かりそめにも主ヅラすれば、感情的になるなんてもってのほかであり、 感情を退け、専ら奴のためにひたすら思考しているんだと、なおも恩に着せてみる。 おためごかしに思い募ることで、自分を誤魔化していた。
それでも、当然のこと、身の内に鬱屈するものはあり、折々捌け口を求める。 気の置けない友人には再々に愚痴をたれ、事情を与かり知らぬかたにさえ、鬱陶しいメールを書いた。
そうして、私は正気を保とうとしたが、根本的に正気を失っていたと気づいてみれば、 アテにされたかたがたには、さぞかし困惑されたことと申し訳なく思う。 挙句、こんな妄言まで書き送っており、今更ながらに身が縮む。
◇
先のメールで、
> **さんが好きなようになされたら?と、思う次第です。
とのお言葉を頂きながら、依然この話題を取る失礼をお許しください。
と申しますのも、今のところ ’本当に好きなように’は出来ないと思っているからです。 従前に倣って好きなようにするならば、私はとっくにこの穴から脱出してるはずです(笑 けど、今まで通りが今の憂いを招いてるのならば、今まで通りじゃだめかなと…。
これまでは意に添わないことや負の感情をそこそこに飲み込んで、 彼の負担を考慮しながら言動を制御し、不安を抱かぬよう絶えず主導してきました。 もちろん彼なりに不安を感じることもあったとは思いますし、そう聞いてますが、 私のほうから積極的に不安を与えることは、しないように努めてきました。 これが出来ないから、あるいはそうしなかったら、捨てる(別れる)るよ、 なんて、言ったことはありませんでした。
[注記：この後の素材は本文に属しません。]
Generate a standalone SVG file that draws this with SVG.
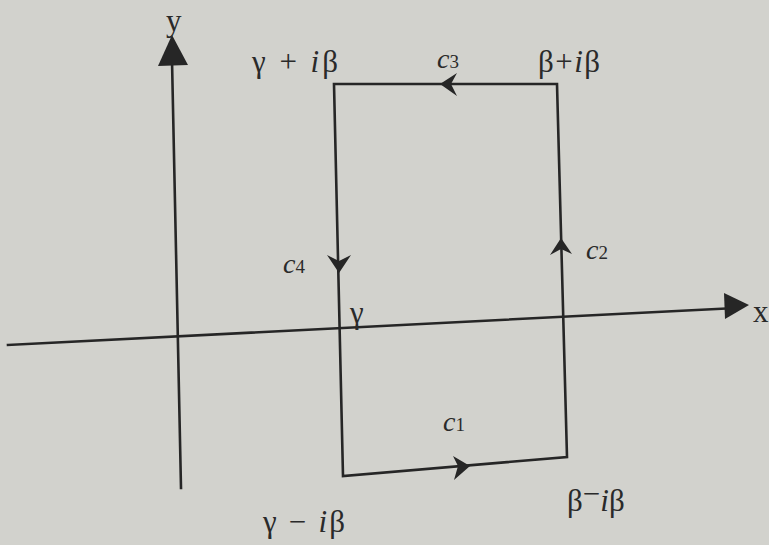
<svg xmlns="http://www.w3.org/2000/svg" width="769" height="545" viewBox="0 0 769 545">
<style>
.ln{stroke:#262626;stroke-width:2.6;fill:none;stroke-linecap:square}
.ah{fill:#262626}
text{font-family:"Liberation Serif","Times New Roman",serif;fill:#2a2a2a}
.lb{font-size:31px}
.c{font-size:28px;font-style:italic}
.sub{font-size:19px;font-style:normal}
</style>
<rect width="769" height="545" fill="#d2d2cd"/>
<g id="connectors">
<line class="ln" x1="8" y1="345" x2="735" y2="308"/>
<polygon class="ah" points="749,305 724,293 725,319"/>
<line class="ln" x1="181" y1="488" x2="172" y2="60"/>
<polygon class="ah" points="172,35 158,66 188,65"/>
<polyline class="ln" points="334,84 557,84 567,457 343,476 334,84"/>
<polygon class="ah" points="440,84 457,73 451,84 457,96"/>
<polygon class="ah" points="339,273 327,255 339,261 351,255"/>
<polygon class="ah" points="561,238 550,255 561,249 572,254"/>
<polygon class="ah" points="470,466 453,456 458,466 454,480"/>
</g>
<g id="axis-y"><text class="lb" x="166" y="31">y</text></g>
<g id="axis-x"><text class="lb" x="753" y="322">x</text></g>
<g id="corner-tl"><text class="lb" x="252" y="72" textLength="86" lengthAdjust="spacing">γ + <tspan font-style="italic">i</tspan>β</text></g>
<g id="corner-tr"><text class="lb" x="538" y="72" textLength="62" lengthAdjust="spacing">β+<tspan font-style="italic">i</tspan>β</text></g>
<g id="corner-bl"><text class="lb" x="263" y="532" textLength="82" lengthAdjust="spacing">γ − <tspan font-style="italic">i</tspan>β</text></g>
<g id="corner-br"><text class="lb" x="567" y="511">β<tspan dy="-7">−</tspan><tspan dy="7" font-style="italic">i</tspan>β</text></g>
<g id="gamma"><text class="lb" x="350" y="323">γ</text></g>
<g id="c1"><text class="c" x="443" y="431">c<tspan class="sub">1</tspan></text></g>
<g id="c2"><text class="c" x="586" y="259">c<tspan class="sub">2</tspan></text></g>
<g id="c3"><text class="c" x="437" y="68">c<tspan class="sub">3</tspan></text></g>
<g id="c4"><text class="c" x="283" y="273">c<tspan class="sub">4</tspan></text></g>
</svg>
もちろん考えたこともありません。 今も、関係自体を反故にしようとまでは思ってません。
しかしながら、私のとったこの方法が、彼を甘やかしてしまったのかなと痛感し、 つまりは、自業自得の結果なのかなと反省している現在です。 脅して注意や危機感を喚起することが適正とは思ってませんが、 叱られても反省すれば許される、怒っても謝れば怒りを解いてくれる、という安直が、 彼には、自分から働きかける意思を殺ぎ、易々と同じ過ちを招いてるのではないか。 そんなふうに思い、今は耐えて、救いの手を差し伸べずにいます。 情けない話ですが、過保護なママにはこれがなかなかに辛いのです(笑。 けれど、この辛さを引き受けなければ、何も変わらないように思うのです。
◇
しかしながら、暴走やまぬ私には、これが縋るべき正義だった。 あまつさえ、理性でよくよく考えて、最善を尽くしているつもりでいた。